─── SOURCE DATA
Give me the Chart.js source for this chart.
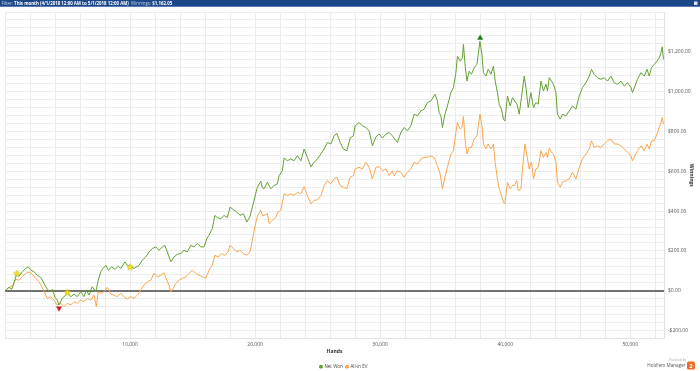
<!DOCTYPE html>
<html><head><meta charset="utf-8">
<script src="https://cdn.jsdelivr.net/npm/chart.js@4.4.1/dist/chart.umd.min.js"></script>
<style>
html,body{margin:0;padding:0;background:#fff;width:700px;height:371px;overflow:hidden;}
#wrap{position:absolute;left:0;top:0;width:700px;height:371px;}
</style></head>
<body><div id="wrap"><canvas id="c" width="700" height="371"></canvas></div>
<script>
// ---- data ----
const headerParts = [["Filter: ", false], ["This month (4/1/2018 12:00 AM to 5/1/2018 12:00 AM)", true], ["  Winnings: ", false], ["$1,162.05", true]];
const seriesNames = ["Net Won", "All-in EV"];
const handsMax = 52700;
const handsGridStep = 2000;
const handsLabelStep = 10000;

const netHands = [
  0,320,540,720,940,1120,1380,1660,1860,2060,
  2320,2580,2860,3120,3380,3660,3780,4000,4180,4320,
  4580,4860,4980,5260,5520,5780,6060,6320,6500,6720,
  6980,7260,7460,7660,7840,8060,8260,8540,8800,9060,
  9260,9600,9780,10000,10320,10720,10980,11260,11520,11780,
  12060,12320,12580,12780,12980,13260,13520,13780,14060,14320,
  14580,14860,15120,15380,15660,15920,16140,16320,16580,16780,
  16980,17260,17520,17780,18000,18260,18540,18800,19060,19340,
  19600,19780,19980,20180,20460,20580,20720,20980,21260,21520,
  21780,21920,22180,22320,22580,22860,23120,23380,23660,23920,
  24180,24460,24720,24980,25260,25520,25780,26060,26320,26540,
  26800,27060,27340,27600,27860,28000,28320,28580,28860,29120,
  29380,29660,29920,30180,30460,30720,30980,31380,31660,31920,
  32180,32460,32720,32980,33260,33520,33780,34060,34380,34580,
  34720,34860,34980,35180,35380,35660,35860,36060,36180,36400,
  36580,36660,36800,36940,37120,37300,37520,37740,37980,38140,
  38260,38460,38640,38860,39060,39200,39380,39520,39700,39860,
  39980,40180,40400,40580,40940,41120,41300,41520,41660,41840,
  42060,42260,42460,42640,42860,43060,43260,43380,43520,43700,
  43860,44060,44180,44400,44580,44860,45120,45380,45660,45920,
  46180,46460,46720,46900,47120,47380,47660,47920,48180,48460,
  48720,48980,49260,49520,49780,50060,50180,50380,50580,50860,
  51120,51340,51520,51700,51920,52140,52320,52460,52560,52660
];
const netWon = [
  0,17,7,40,84,73,95,112,120,104,
  95,78,67,37,7,-5,7,-33,-47,-72,
  -38,-22,-8,-30,-17,-30,-5,-30,3,-22,
  20,-5,53,95,112,128,103,120,107,123,
  112,145,128,122,112,128,153,170,195,212,
  220,203,220,228,195,145,170,183,187,203,
  195,228,220,237,220,220,262,278,312,378,
  367,362,378,367,420,407,395,378,387,345,
  373,420,470,520,550,517,512,545,512,528,
  537,578,603,667,653,662,653,678,653,712,
  670,623,645,662,687,712,745,737,778,790,
  745,712,703,767,778,828,845,828,820,803,
  728,773,787,767,787,795,778,745,795,820,
  803,828,887,878,903,912,945,953,987,953,
  895,878,820,887,928,995,1020,1095,1178,1153,
  1170,1237,1128,1053,1103,1087,1120,1137,1253,1187,
  1095,1078,1112,1087,1128,1053,995,937,912,862,
  853,978,928,970,937,887,970,1078,1020,920,
  995,920,945,937,1053,1003,1037,1003,1070,1053,
  1037,995,887,862,887,878,903,928,912,978,
  1020,1045,1078,1112,1087,1070,1062,1070,1053,1078,
  1045,1037,1053,1028,1045,1020,995,1028,1062,1095,
  1078,1112,1078,1120,1137,1153,1170,1195,1225,1162
];

const evHands = [
  0,320,580,860,1120,1380,1660,1920,2180,2460,
  2720,2980,3200,3380,3660,3920,4180,4460,4720,4980,
  5260,5520,5780,6060,6320,6580,6860,7120,7300,7460,
  7660,7920,8180,8460,8720,8980,9260,9520,9780,10060,
  10320,10580,10860,11120,11380,11660,11920,12180,12460,12720,
  12940,13120,13260,13460,13660,13920,14180,14460,14720,14980,
  15260,15520,15780,16060,16320,16580,16780,17040,17300,17580,
  17840,18000,18260,18540,18800,19060,19340,19600,19780,19980,
  20180,20460,20580,20720,20980,21120,21380,21660,21840,22060,
  22320,22580,22860,23120,23380,23660,23920,24180,24460,24720,
  24980,25260,25520,25780,26060,26320,26540,26800,27060,27340,
  27600,27860,28000,28320,28580,28860,29120,29380,29660,29920,
  30180,30460,30720,30980,31120,31380,31660,31920,32180,32460,
  32720,32980,33260,33520,33780,34060,34320,34580,34800,34980,
  35180,35380,35660,35860,36060,36180,36400,36540,36660,36800,
  36940,37120,37300,37520,37740,37980,38140,38260,38460,38640,
  38860,39060,39200,39380,39520,39700,39860,39980,40180,40400,
  40580,40720,40940,41040,41260,41380,41580,41740,41920,42100,
  42260,42460,42640,42860,43060,43260,43380,43520,43700,43860,
  44060,44180,44400,44580,44860,45120,45380,45660,45920,46180,
  46460,46720,46900,47120,47380,47660,47920,48180,48460,48720,
  48980,49260,49520,49780,50060,50180,50380,50580,50860,51120,
  51340,51520,51700,51920,52140,52320,52460,52560,52660
];
const allInEV = [
  0,17,23,57,53,70,87,95,83,62,
  45,17,-13,-38,-30,-47,-72,-63,-80,-63,
  -72,-55,-63,-47,-55,-38,-47,-22,-80,-5,
  -13,-5,17,-17,-22,-30,-13,-30,-42,-30,
  -38,-22,3,28,45,53,87,70,78,90,
  53,28,-5,12,37,53,62,70,87,103,
  87,78,70,62,103,128,178,170,187,178,
  195,228,212,195,203,187,178,195,253,320,
  375,405,378,378,387,337,353,370,395,403,
  487,478,487,478,495,487,523,478,437,453,
  457,478,528,553,537,562,570,528,520,512,
  570,578,612,620,612,645,620,562,620,623,
  603,612,578,603,578,603,595,570,595,612,
  645,637,662,670,670,678,670,628,587,512,
  570,620,687,703,795,845,812,820,875,753,
  687,720,720,762,778,887,828,737,712,737,
  712,737,645,562,512,478,445,437,545,512,
  528,528,553,503,512,612,737,678,612,645,
  562,612,620,703,670,695,670,715,695,687,
  645,545,520,545,553,562,595,562,620,662,
  687,712,753,720,728,720,737,753,762,737,
  737,728,712,695,678,653,678,703,728,703,
  737,712,753,753,787,820,845,870,837
];

// session markers: 3 yellow stars, high (green up) and low (red down)
const markerHands  = [940, 4980, 10000, 38000, 4320];
const markerValues = [87, -8, 120, 1270, -88];
const markerKinds  = ["star", "star", "star", "high", "low"];

// ---- styling ----
const GREEN = '#64a032', ORANGE = '#f9a54e';
const FONT = '"Open Sans", "Noto Sans", sans-serif';

function starImage(){
  const cv = document.createElement('canvas'); cv.width = 8; cv.height = 8;
  const g = cv.getContext('2d');
  g.beginPath();
  for (let i = 0; i < 10; i++){
    const r = i % 2 ? 1.5 : 3.5;
    const a = -Math.PI/2 + i*Math.PI/5;
    g.lineTo(4 + r*Math.cos(a), 4.3 + r*Math.sin(a));
  }
  g.closePath();
  g.fillStyle = '#f4ec18'; g.fill();
  g.strokeStyle = '#c9b600'; g.lineWidth = 0.6; g.stroke();
  return cv;
}
const STAR = starImage();

const money = v => (v < 0 ? '-$' : '$') + Math.abs(v).toLocaleString('en-US', {minimumFractionDigits: 2, maximumFractionDigits: 2});

const decor = {
  id: 'decor',
  beforeDraw(chart){
    const c = chart.ctx;
    c.save();
    c.fillStyle = '#1b4788'; c.fillRect(0, 0, 700, 6);
    c.fillStyle = '#5a7db6'; c.fillRect(0, 6, 700, 1);
    c.textBaseline = 'middle';
    let x = 1.5;
    headerParts.forEach(([t, b]) => {
      c.font = (b ? 'bold ' : '') + '4.4px ' + FONT;
      c.fillStyle = b ? '#ffffff' : '#c5d2ea';
      c.fillText(t, x, 3.3);
      x += c.measureText(t).width;
    });
    c.fillStyle = '#d8e2f1'; c.fillRect(694, 1.5, 3.5, 3.5);
    c.restore();
  },
  afterLayout(chart){
    const lg = chart.legend;
    if (lg){ lg.left -= 9; lg.right -= 9; lg.top += 8; lg.bottom += 8; }
  },
  afterDraw(chart){
    const c = chart.ctx;
    c.save();
    c.textAlign = 'right'; c.textBaseline = 'middle';
    c.font = '3px ' + FONT; c.fillStyle = '#a0a0a0';
    c.fillText('Powered by', 686, 360.5);
    c.font = '4.6px ' + FONT; c.fillStyle = '#555';
    c.fillText("Hold'em Manager", 685.5, 365.5);
    c.fillStyle = '#f26b22';
    c.beginPath();
    if (c.roundRect) c.roundRect(687, 361.5, 8, 8, 1.5); else c.rect(687, 361.5, 8, 8);
    c.fill();
    c.fillStyle = '#fff'; c.textAlign = 'center'; c.font = 'bold 6px ' + FONT;
    c.fillText('2', 691, 365.8);
    c.restore();
  }
};

new Chart(document.getElementById('c'), {
  type: 'line',
  data: {
    datasets: [
      {
        label: 'markers',
        data: markerHands.map((h, i) => ({x: h, y: markerValues[i]})),
        showLine: false,
        order: 0,
        pointStyle: markerKinds.map(k => k === 'star' ? STAR : 'triangle'),
        pointRotation: markerKinds.map(k => k === 'low' ? 180 : 0),
        pointRadius: markerKinds.map(k => k === 'star' ? 4 : 3),
        backgroundColor: markerKinds.map(k => k === 'high' ? '#1d7a1d' : (k === 'low' ? '#d41a1a' : '#f4ec18')),
        borderColor: markerKinds.map(k => k === 'high' ? '#1d7a1d' : (k === 'low' ? '#d41a1a' : '#c9b600')),
        borderWidth: 0.5
      },
      {
        label: seriesNames[0],
        data: netHands.map((h, i) => ({x: h, y: netWon[i]})),
        borderColor: GREEN, backgroundColor: GREEN,
        borderWidth: 1, pointRadius: 0, tension: 0, order: 1
      },
      {
        label: seriesNames[1],
        data: evHands.map((h, i) => ({x: h, y: allInEV[i]})),
        borderColor: ORANGE, backgroundColor: ORANGE,
        borderWidth: 1, pointRadius: 0, tension: 0, order: 2
      }
    ]
  },
  options: {
    responsive: false,
    animation: false,
    events: [],
    layout: {padding: {left: 5, top: 12, right: 0, bottom: 0}},
    plugins: {
      tooltip: {enabled: false},
      legend: {
        position: 'bottom',
        labels: {
          filter: item => item.text !== 'markers',
          usePointStyle: true, pointStyle: 'rect',
          boxWidth: 2.5, boxHeight: 2.5, padding: 3,
          color: '#444', font: {family: FONT, size: 4.5}
        }
      }
    },
    scales: {
      x: {
        type: 'linear', min: 0, max: handsMax,
        afterFit: s => { s.height = 15; },
        afterBuildTicks: s => {
          const t = [];
          for (let v = 0; v < handsMax; v += handsGridStep) t.push({value: v});
          t.push({value: handsMax});
          s.ticks = t;
        },
        grid: {color: '#ececec', lineWidth: 1, drawTicks: false},
        border: {color: '#e2e2e2'},
        ticks: {
          autoSkip: false, maxRotation: 0, padding: 3,
          color: '#555', font: {family: FONT, size: 5},
          callback: v => (v > 0 && v % handsLabelStep === 0) ? v.toLocaleString('en-US') : ''
        },
        title: {display: true, text: 'Hands', color: '#333', font: {family: FONT, size: 5, weight: 'bold'}, padding: {top: 0, bottom: -1}}
      },
      y: {
        type: 'linear', position: 'right', min: -240, max: 1400,
        afterFit: s => { s.width = 36; },
        grid: {
          drawTicks: false,
          color: ctx => ctx.tick && ctx.tick.value === 0 ? '#727272' : '#ededed',
          lineWidth: ctx => ctx.tick && ctx.tick.value === 0 ? 2 : 1
        },
        border: {color: '#e2e2e2'},
        ticks: {
          stepSize: 40, autoSkip: false, maxTicksLimit: 100, padding: 4,
          color: '#555', font: {family: FONT, size: 5},
          callback: v => (v % 200 === 0 && v < 1400 && v > -240) ? money(v) : ''
        },
        title: {display: true, text: 'Winnings', color: '#333', font: {family: FONT, size: 5, weight: 'bold'}, padding: {top: 6, bottom: 0}}
      }
    }
  },
  plugins: [decor]
});
</script>
</body></html>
──────
WRITTEN REQUEST - Repeat, exactly and in full, each line from the start of the data to the line that contains "const handsLabelStep = 10000;". Pictures do not go in.

REPLY -
Give me the Chart.js source for this chart.
<!DOCTYPE html>
<html><head><meta charset="utf-8">
<script src="https://cdn.jsdelivr.net/npm/chart.js@4.4.1/dist/chart.umd.min.js"></script>
<style>
html,body{margin:0;padding:0;background:#fff;width:700px;height:371px;overflow:hidden;}
#wrap{position:absolute;left:0;top:0;width:700px;height:371px;}
</style></head>
<body><div id="wrap"><canvas id="c" width="700" height="371"></canvas></div>
<script>
// ---- data ----
const headerParts = [["Filter: ", false], ["This month (4/1/2018 12:00 AM to 5/1/2018 12:00 AM)", true], ["  Winnings: ", false], ["$1,162.05", true]];
const seriesNames = ["Net Won", "All-in EV"];
const handsMax = 52700;
const handsGridStep = 2000;
const handsLabelStep = 10000;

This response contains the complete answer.